Les leaders de la planète qui se réunissent à partir d'aujourd'hui à Huntsville, en Ontario, devront user de leurs plus grands talents d'équilibristes. Ils doivent notamment trouver un équilibre entre la relance économique d'un côté, et l'austérité budgétaire de l'autre.

Cet équilibre s'annonce difficile à trouver. «Les priorités commencent à être différentes», a reconnu cette semaine le premier ministre Stephen Harper, en entrevue à La Presse.

Hier, le ministre des Finances, Jim Flaherty, en a remis, précisant à Toronto que «différents pays vivent différentes situations».

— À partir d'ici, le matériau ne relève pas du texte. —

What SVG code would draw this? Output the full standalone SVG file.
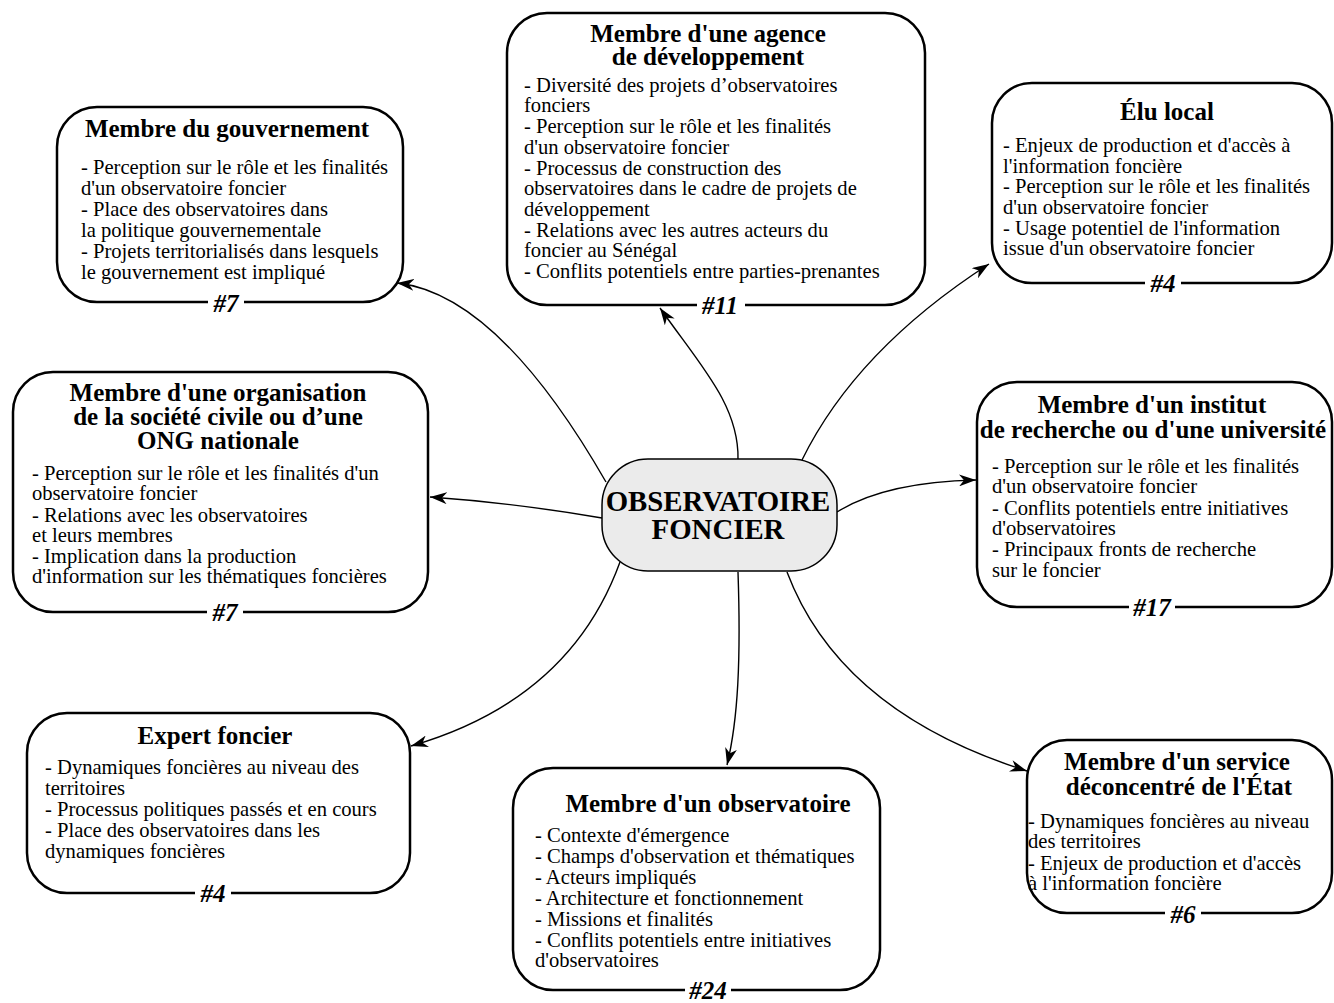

D'un côté, il y a donc le Canada - qui joue un rôle de leader parce qu'il préside les sommets - qui tente de pousser l'idée selon laquelle les États, après avoir dépensé des centaines de milliards pour relancer l'économie, doivent maintenant mettre l'accent sur des finances publiques plus saines: retour à l'équilibre budgétaire ou, du moins, à des déficits moins grands.

Dans une lettre envoyée à ses collègues du G20, le premier ministre leur a demandé de s'entendre sur le principe suivant: réduire de moitié les déficits publics d'ici à 2013 et, d'ici à 2016, réduire leur dette en proportion du produit intérieur brut (PIB).

Dans cette optique, le budget qu'a déposé mardi le nouveau gouvernement anglais donne une bonne indication que le Canada n'est pas seul dans son camp. Ce budget prévoit notamment une hausse de la taxe de vente de 2,5% accompagnée de compressions importantes. Parlant d'une «action préventive», le ministre des Finances, George Osborne, a souligné qu'il ne voulait pas se retrouver dans la même situation que la Grèce, l'Espagne ou l'Italie. Décidément, les déboires grecs ont laissé des traces en Europe.

Cela dit, les Américains, eux, font pression pour que les mesures de relance soient poursuivies, dans une certaine mesure du moins. Washington craint ce que les hauts responsables appellent entre eux un «Hoover moment», c'est-à-dire un retour à la récession comme cela s'est produit dans les années 30 sous la présidence de Herbert Hoover.

Dans son budget de mardi, le gouvernement anglais a aussi annoncé qu'il allait taxer ses banques. Une taxe de 3 milliards de dollars canadiens que la France et l'Allemagne ont promis d'imiter.

Pis encore pour le gouvernement canadien qui s'est battu aux quatre coins de la planète contre une telle mesure, les Européens ont promis d'aborder la question au sommet du G20. Une «distraction», a souligné encore hier M. Flaherty, selon qui cette idée «retient beaucoup plus d'attention qu'elle n'en mérite».

La logique d'Ottawa: le système financier canadien a tenu le coup sans injection massive d'argent public, il ne mérite donc pas d'être taxé.

Selon le critique bloquiste Daniel Paillé, la position canadienne représente «un manque de solidarité» face aux pays qui ont dû secourir leur système financier. Il prône une taxe sur les bénéfices des banques réalisés dans les paradis fiscaux.

«J'ai peur que ça s'essouffle», ajoute-t-il toutefois, à propos du sentiment d'urgence qui prévalait au plus fort de la crise financière.

Compte tenu de ces positions diamétralement opposées entre le Canada et ceux qui veulent taxer les banques, le critique néo-démocrate Paul Dewar craint que «Toronto ne soit qu'une simple escale en route vers la Corée», où se tiendra le prochain sommet. Et cela, à cause du caractère «isolationniste» du gouvernement Harper, dit-il.

Mais il y a plus que les taxes qui seront au menu des dirigeants des 20 économies les plus développées. Toute la réglementation du système financier international fera l'objet de rapports d'étape: trouver le bon équilibre entre des banques en santé (qui détiennent suffisamment de réserves de premier niveau) et un système économique qui peut rouler grâce à des liquidités suffisantes fournies par ces mêmes banques.

Selon le critique libéral et ex-économiste en chef de la Banque Royale John McCallum, c'est le débat le plus important du sommet, le «test critique», dit-il, de ce sommet qui coûtera environ 1 milliard de dollars.

Mais, déjà, à peu près tout le monde s'entend sur le fait que la question ne sera pas réglée avant le prochain sommet du G20, qui aura lieu en novembre en Corée du Sud.

Si tel est le cas, «on aura perdu 1 milliard de dollars sans résultat concret», tranche-t-il.